It's been just about 1 year since I was diagnosed with type 2 diabetes. I have made some good progress since then. I've lost around 30 lbs and wearing 3 sizes smaller clothes since last August and at my recent visit the end of June, my doctor was happy with my blood sugar numbers and told me that I didn't have to test everyday if I didn't want to...she said that my a1c was the same as hers and she didn't have diabetes. I was very encouraged by that.
However, since then I feel like I've kind of gone backwards a little bit. I put about 3-4 pounds back on during our "staycation" in July...granted it was only a few pounds, but still...that is the wrong direction! I've fluctuated some in the weeks since, but it's been difficult to really get things moving in the right direction again. I think that testing at least once a day (sometimes more) was keeping me accountable. So, maybe I should do it, not because I need to, but so that perhaps it will help me be able to really start moving in the right direction again.

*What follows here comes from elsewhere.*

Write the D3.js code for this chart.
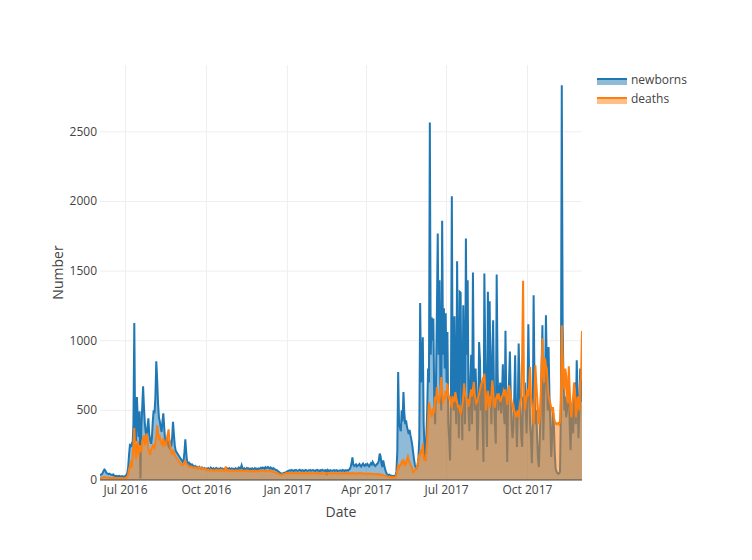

Overall though, I am feeling the best I have in a really long time. You don't realize how bad you actually feel until you feel better. One of the biggest differences (aside from the weight loss) is the fact that my focus is better...it was one of the things that I remember was not doing so good before I started making those healthy changes. I had felt like, my brain was sluggish...like I couldn't really focus on anything fully. I was easily bothered by distractions, and often couldn't think straight. I should have known that it was health related, but I really thought that perhaps it was just because I was getting older and that this was how things were going to be. I remember in my younger days being able to multi-task was not a problem, but then as I got closer to my mid 40's the thought of doing any serious multi-tasking was out of the question...I think that the fact that my health was not great combined with my increasing age was the issue. But, now I feel like my mind is clearer, at least most days! And while I do have more energy, I still don't have as much energy as I would like...but I'm hoping that will change and my body continues to change.
I will never be one who is into all the "anti-aging" stuff...creams and lotions, and face lifts or this anti-aging potion or that anti-aging potion. I think it's ridiculous to try and stop or reverse the signs of aging. I think aging is beautiful. It's the way of life, how God made us. I'm not afraid of gray hair, age spots or wrinkles. And other than aches and pains or general health issues that come with growing old, I will embrace getting older and accept it with grace and dignity.